Faking replication with pg_receivexlog

Some built-in tools deserve special mention. The pg_receivexlog command was introduced with PostgreSQL 9.2. With this new utility, PostgreSQL has the ability to transmit transaction logs to a remote system without the need for a dedicated PostgreSQL server. This also means that we can avoid ad hoc tools such as rsync when maintaining an archive server to save old WAL files.

This allows us to set up any server to pull transaction logs directly from the primary PostgreSQL server. For highly available servers, PostgreSQL no longer needs to fork an external command to safeguard transaction logs into an archive location.

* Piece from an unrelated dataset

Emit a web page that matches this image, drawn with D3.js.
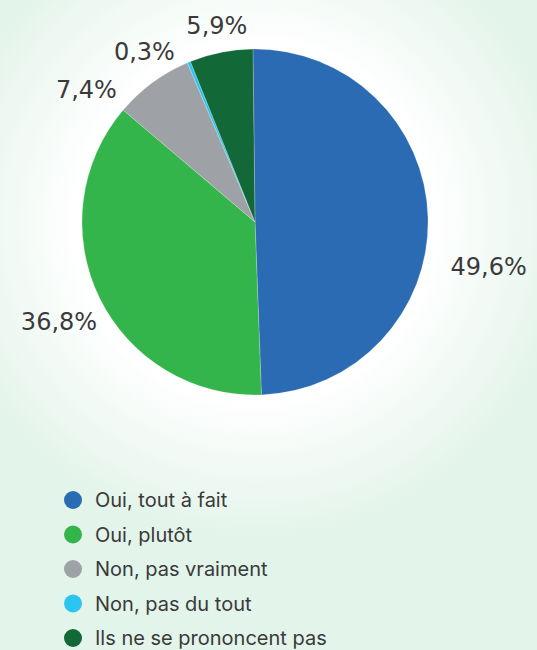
<!DOCTYPE html>
<html><head><meta charset="utf-8">
<script src="https://cdn.jsdelivr.net/npm/d3@7"></script>
<style>html,body{margin:0;padding:0;background:#e3f4ea;}svg{display:block;}</style>
</head><body>
<script>
const categories = ["Oui, tout à fait", "Oui, plutôt", "Non, pas vraiment", "Non, pas du tout", "Ils ne se prononcent pas"];
const values = [49.6, 36.8, 7.4, 0.3, 5.9];
const labels = ["49,6%", "36,8%", "7,4%", "0,3%", "5,9%"];
const colors = ["#2b6bb4", "#34b54b", "#9ea1a5", "#2bc5f1", "#136837"];

const W = 537, H = 650;
const cx = 255, cy = 222, R = 173;
// label layout: [angle (deg, clockwise from top), radius]
const labelLayout = [[101, 238], [243, 220], [308, 214], [327, 203], [349, 200]];

const svg = d3.select("body").append("svg").attr("width", W).attr("height", H);
const defs = svg.append("defs");
const grad = defs.append("radialGradient").attr("id", "bg")
  .attr("gradientUnits", "userSpaceOnUse").attr("cx", cx).attr("cy", cy).attr("r", 320);
grad.append("stop").attr("offset", 0).attr("stop-color", "#ffffff");
grad.append("stop").attr("offset", 0.55).attr("stop-color", "#ffffff");
grad.append("stop").attr("offset", 1).attr("stop-color", "#e3f4ea");
svg.append("rect").attr("width", W).attr("height", H).attr("fill", "url(#bg)");

const pie = d3.pie().sort(null).value(d => d).startAngle(-0.012).endAngle(2 * Math.PI - 0.012);
const arc = d3.arc().innerRadius(0).outerRadius(R);
const arcs = pie(values);

const g = svg.append("g").attr("transform", `translate(${cx},${cy})`);
g.selectAll("path").data(arcs).join("path")
  .attr("d", arc).attr("fill", (d, i) => colors[i])
  .attr("stroke", "rgba(255,255,255,0.35)").attr("stroke-width", 0.6);

g.selectAll("text").data(arcs).join("text")
  .attr("x", (d, i) => labelLayout[i][1] * Math.sin(labelLayout[i][0] * Math.PI / 180))
  .attr("y", (d, i) => -labelLayout[i][1] * Math.cos(labelLayout[i][0] * Math.PI / 180))
  .attr("text-anchor", "middle").attr("dominant-baseline", "central")
  .attr("font-family", "'DejaVu Sans', sans-serif").attr("font-weight", 400)
  .attr("font-size", 24).attr("fill", "#3a3a3a")
  .text((d, i) => labels[i]);

const leg = svg.append("g");
const ly = d3.scalePoint().domain(categories).range([500, 638]);
const item = leg.selectAll("g").data(categories).join("g")
  .attr("transform", d => `translate(73,${ly(d)})`);
item.append("circle").attr("r", 9).attr("fill", (d, i) => colors[i]);
item.append("text").attr("x", 22).attr("dy", "0.35em")
  .attr("font-family", "Inter, sans-serif").attr("font-size", 20).attr("fill", "#3a3a3a")
  .text(d => d);
</script>
</body></html>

In addition, we can monitor the state of the transmission through the pg_stat_replication system view.

In effect, we remove quite a bit of overhead from our PostgreSQL server and offload it to a less sensitive system. This recipe will provide a quick outline for using this utility.

Getting ready

Before starting with this recipe, ensure that you have a good understanding of how PostgreSQL replication works. To do this, follow the Upgrading to asynchronous replication and Bulletproofing with synchronous replication recipes.

How to do it...

For this scenario, the server at 192.168.56.10 is still the primary PostgreSQL server, and 192.168.56.100 will be our archive server. Follow these steps to save WAL data remotely:

  1. Ensure that the pg_hba.conf file on the primary server contains this line:
    host   replication   rep_user   192.168.56.100/32   md5
  2. Ensure that the wal_keep_segments and archive_mode settings in postgresql.conf are set as follows on the primary server:
    wal_keep_segments = 1000
    archive_mode = off
  3. Restart the configuration files on the primary server with the following command as the postgres user:
    pg_ctl -D /db/pgdata restart
    
  4. On the archive server, create the /db/pg_archived directory with these commands as a root-level user:
    sudo mkdir -p /db/pg_archived
    sudo chown postgres:postgres /db/pg_archived
    sudo chmod 0700 /db/pg_archived
    
  5. Start the pg_receivexlog utility on the archive server with the following command:
    pg_receivexlog -h 192.168.56.10 -U rep_user -D /db/pg_archived -v &> /db/pg_archived/wal_archive.log &
    

How it works...

First, we need to ensure that the archive server at 192.168.56.100 can connect to the primary server to receive the transaction log traffic. Next, unlike other recipes that depend on archive_mode to be enabled on the primary server, we want to disable it this time. Instead, we are going to rely on pg_receivexlog itself.

One setting that we change might seem a bit odd at first. The wal_keep_segments parameter defines how many transaction logs PostgreSQL should keep after it no longer needs them. Normally, it would delete old files or call the archive command to process them if archive_mode is on. By setting it to 1000, we are telling it to always have at least 1000 extra files. This helps avoid lost WAL archives if there's a network problem, or we have to restart pg_receivexlog.

Tip

Is 1000 files too many? At 16 MB each, this accounts for 16 GB of space. Providing this much space should be very easy with modern storage devices. This many files should account for several hours of activity on all but the most active databases. It may actually be prudent to increase the limit further, depending on database activity.

Once these settings are in place, we need to restart PostgreSQL to disable WAL archival. At this point, the primary server will no longer save or transmit old WAL files anywhere. To make up for this, we make sure that the archive server has a location to store these files and that the postgres user can write to it. To continue with our examples, we will continue to use the /db/pg_archived directory.

Finally, we start the pg_receivexlog tool itself. We pass the -h parameter to connect to the primary database and use -U to enforce the replication user, rep_user. The -D parameter is required, and we use it to save WAL files to the /db/pg_archived directory we created. Then, we enable verbose output with -v just so that we are always informed about what pg_receivexlog is doing. We direct all output to a file named wal_archive.log and consider our work complete. The final & character launches the command in the background so that it functions even if we disconnect from the server.

If everything goes well, our /db/pg_archived directory should soon have some WAL files and a log inside it, as shown in the following screenshot:

How it works...

The file that ends in partial is a WAL transfer that is currently in progress.